The finance adviser said the federal and the provincial governments were engaged in continuous talks to improve coordination and create harmony on issues related to fiscal and budget management, multiplicity of tax rates and reconciliation of input adjustment.

Shaikh also pointed out that the harmonisation of taxation and other fiscal issues within the constitutional framework was a challenging process.

He said a continuous dialogue and coordination between the centre and the provinces and between the provinces themselves had resulted in better budget and expenditure management while definitional issues related to what constituted a service and what rate of tax applied to it in different regions were also being resolved in a spirit of mutual understanding and accommodation.


Ernesto said Pakistan had a continental size economy, much like western Europe where everybody had the same definition of the tax rate and services, and the same could be achieved in Pakistan through uniform tax rates and a single tax administration instead of two or three tax authorities in each province.

He appreciated the current level of understanding between the centre and provinces and hoped such efforts would continue to build consensus and bring about greater harmony through a mechanism.

The provincial ministers from Punjab, Khyber Pakhtunkhwa and Balochistan shared their experiences and briefed the IMF mission chief about various measures and strategies put in place in their respective provinces to achieve better fiscal and budget management.
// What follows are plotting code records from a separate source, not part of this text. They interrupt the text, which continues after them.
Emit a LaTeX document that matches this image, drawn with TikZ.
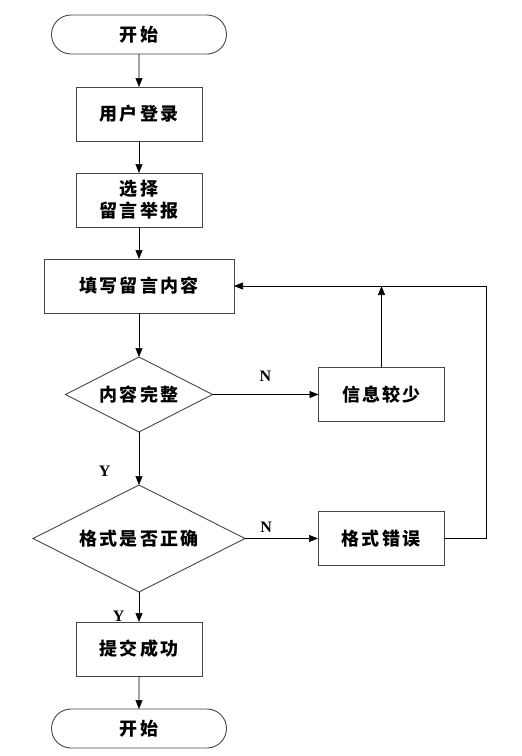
\documentclass[tikz,border=0pt]{standalone}
\usepackage{fontspec}
\setmainfont{Liberation Serif}
\newfontfamily\cjk{Noto Sans CJK SC}[LetterSpace=12]
\usepackage{xcolor}
\usetikzlibrary{arrows.meta, positioning, shapes.geometric, shapes.misc}
\definecolor{linegray}{RGB}{70,70,70}

\begin{document}
\begin{tikzpicture}[
    x=1pt, y=1pt,
    node distance=32pt,
    box/.style={
        rectangle,
        draw=linegray,
        line width=0.9pt,
        align=center,
        inner sep=0pt,
        outer sep=0pt,
        minimum width=126pt,
        minimum height=54pt,
        font=\cjk\bfseries\fontsize{18}{22}\selectfont
    },
    termbox/.style={box, rounded rectangle, minimum width=175pt, minimum height=39pt},
    widebox/.style={box, minimum width=190pt},
    decision/.style={box, diamond, shape aspect=2, minimum width=147pt, minimum height=75pt},
    yesno/.style={font=\bfseries\fontsize{16}{16}\selectfont},
    arrow/.style={-{Triangle[length=9pt,width=7pt]}, line width=0.6pt, draw=black}
]

\useasboundingbox (0,0) rectangle (522,-756);

\node[termbox] (start) at (139,-34.5) {开始};
\node[box, below=33pt of start] (login) {用户登录};
\node[box, below=of login] (choose) {选择\\留言举报};
\node[widebox, below=of choose] (fill) {填写留言内容};
\node[decision, below=44pt of fill] (complete) {内容完整};
\node[box, right=106pt of complete] (few) {信息较少};
\node[decision, minimum width=212pt, minimum height=107pt, below=53pt of complete] (format) {格式是否正确};
\node[box, right=73pt of format] (wrong) {格式错误};
\node[box, below=30pt of format] (submit) {提交成功};
\node[termbox, below=33pt of submit] (finish) {开始};
\coordinate[right=42pt of wrong] (loop);

\draw[arrow] (start) -- (login);
\draw[arrow] (login) -- (choose);
\draw[arrow] (choose) -- (fill);
\draw[arrow] (fill) -- (complete);
\draw[arrow] (complete) -- node[yesno, above=9pt] {N} (few);
\draw[arrow] (few) -- (few |- fill.east);
\draw[arrow] (complete) -- node[yesno, pos=0.74, left=25pt] {Y} (format);
\draw[arrow] (format) -- node[yesno, pos=0.29, above=2pt] {N} (wrong);
\draw[arrow] (wrong) -- (loop) |- (fill);
\draw[arrow] (format) -- node[yesno, pos=0.8, left=11pt] {Y} (submit);
\draw[arrow] (submit) -- (finish);

\end{tikzpicture}
\end{document}
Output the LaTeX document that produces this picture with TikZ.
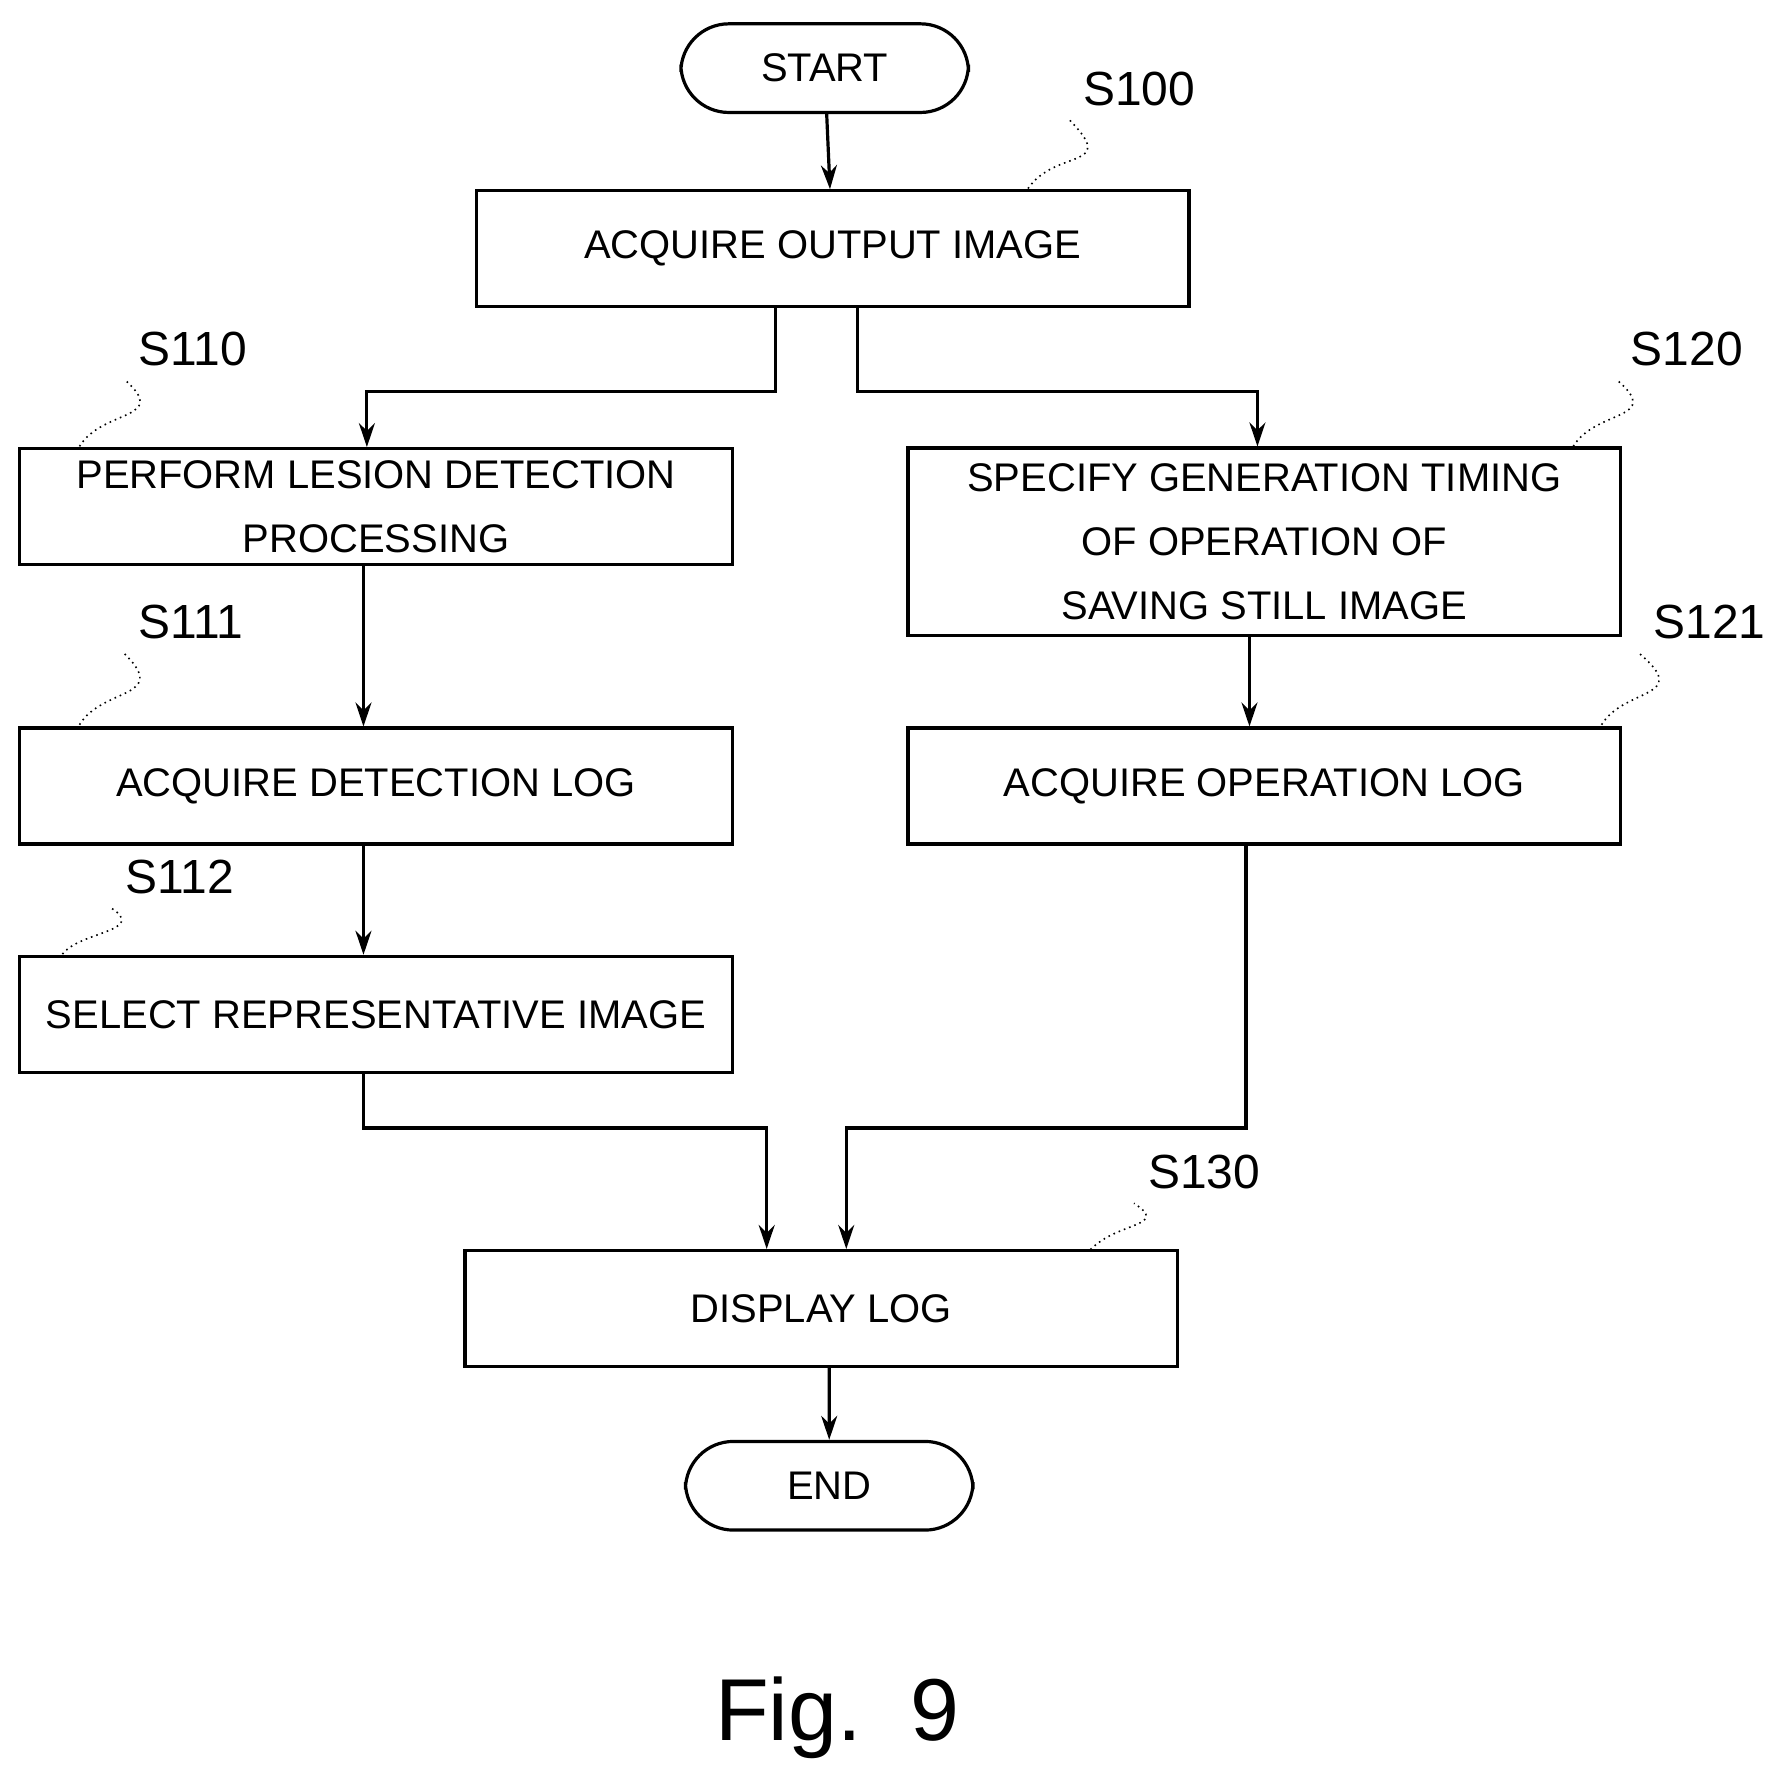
\documentclass[tikz,border=0pt]{standalone}
\usepackage{fontspec}
\setmainfont{Liberation Sans}
\usetikzlibrary{arrows.meta,positioning}
\begin{document}
\begin{tikzpicture}[x=0.01cm,y=-0.01cm,
stepnode/.style={rectangle, draw, thick, minimum width=6.27cm, minimum height=1.02cm, align=center, inner sep=0pt, font=\fontsize{10}{16}\selectfont},
termnode/.style={rectangle, rounded corners=12pt, draw, thick, minimum width=2.53cm, minimum height=0.78cm, font=\fontsize{10}{12}\selectfont},
steplabel/.style={font=\fontsize{12}{14}\selectfont},
flow/.style={thick, -{Stealth[length=6pt,width=4pt]}},
tie/.style={densely dotted, thin}
]
\useasboundingbox (0,0) rectangle (1560,1555);
%Nodes
\node[termnode] (start) at (726,60) {START};
\node[stepnode] (s100) at (733,219) {ACQUIRE OUTPUT IMAGE};
\node[stepnode] (s110) at (331,446) {PERFORM LESION DETECTION\\PROCESSING};
\node[stepnode, minimum height=1.65cm] (s120) at (1113,477) {SPECIFY GENERATION TIMING\\OF OPERATION OF\\SAVING STILL IMAGE};
\node[stepnode] (s111) at (331,692) {ACQUIRE DETECTION LOG};
\node[stepnode] (s121) at (1113,692) {ACQUIRE OPERATION LOG};
\node[stepnode] (s112) at (331,893) {SELECT REPRESENTATIVE IMAGE};
\node[stepnode] (s130) at (723,1152) {DISPLAY LOG};
\node[termnode] (end) at (730,1308) {END};
\node[font=\fontsize{22}{24}\selectfont] (fig) at (737,1512) {Fig.~~9};
%Labels
\node[steplabel] (l100) at (1003,78) {S100};
\node[steplabel] (l110) at (170,307) {S110};
\node[steplabel] (l120) at (1485,307) {S120};
\node[steplabel] (l111) at (168,548) {S111};
\node[steplabel] (l121) at (1505,548) {S121};
\node[steplabel] (l112) at (158,772) {S112};
\node[steplabel] (l130) at (1060,1032) {S130};
\coordinate (t100) at (905,166);
\coordinate (t110) at (70,393);
\coordinate (t120) at (1385,393);
\coordinate (t111) at (70,638);
\coordinate (t121) at (1410,638);
\coordinate (t112) at (55,840);
\coordinate (t130) at (960,1100);
\draw[tie] (t100) .. controls (930,130) and (985,150) .. (l100.south west);
\draw[tie] (t110) .. controls (90,360) and (150,370) .. (l110.south west);
\draw[tie] (t120) .. controls (1405,360) and (1465,370) .. (l120.south west);
\draw[tie] (t111) .. controls (90,605) and (150,615) .. (l111.south west);
\draw[tie] (t121) .. controls (1430,605) and (1490,615) .. (l121.south west);
\draw[tie] (t112) .. controls (70,820) and (130,820) .. (l112.south west);
\draw[tie] (t130) .. controls (985,1075) and (1030,1080) .. (l130.south west);
%Lines
\draw[flow] (start) -- (s100);
\draw[flow] ([xshift=-0.5cm]s100.south) |- ([xshift=-0.08cm]s110.north |- 0,345) -- ([xshift=-0.08cm]s110.north);
\draw[flow] ([xshift=0.22cm]s100.south) |- ([xshift=-0.06cm]s120.north |- 0,345) -- ([xshift=-0.06cm]s120.north);
\draw[flow] ([xshift=-0.11cm]s110.south) -- ([xshift=-0.11cm]s111.north);
\draw[flow] ([xshift=-0.11cm]s111.south) -- ([xshift=-0.11cm]s112.north);
\draw[flow] ([xshift=-0.13cm]s120.south) -- ([xshift=-0.13cm]s121.north);
\draw[flow] ([xshift=-0.11cm]s112.south) |- ([xshift=-0.48cm]s130.north |- 0,993) -- ([xshift=-0.48cm]s130.north);
\draw[flow] ([xshift=-0.16cm]s121.south) |- ([xshift=0.22cm]s130.north |- 0,993) -- ([xshift=0.22cm]s130.north);
\draw[flow] ([xshift=0.07cm]s130.south) -- (end);
\end{tikzpicture}
\end{document}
The K-P finance minister told the participants of the meeting that his province had saved Rs1 billion by enhancing bureaucrats' retirement age from 60 to 63 years.

The planning minister said despite budget constraints, the incumbent government was allocating additional resources for the socio-economic uplift of underdeveloped areas through a regional equalisation programme. He said focus was being paid on enhancing productivity by investing more in knowledge economy, education and water resources and correcting transmission lags.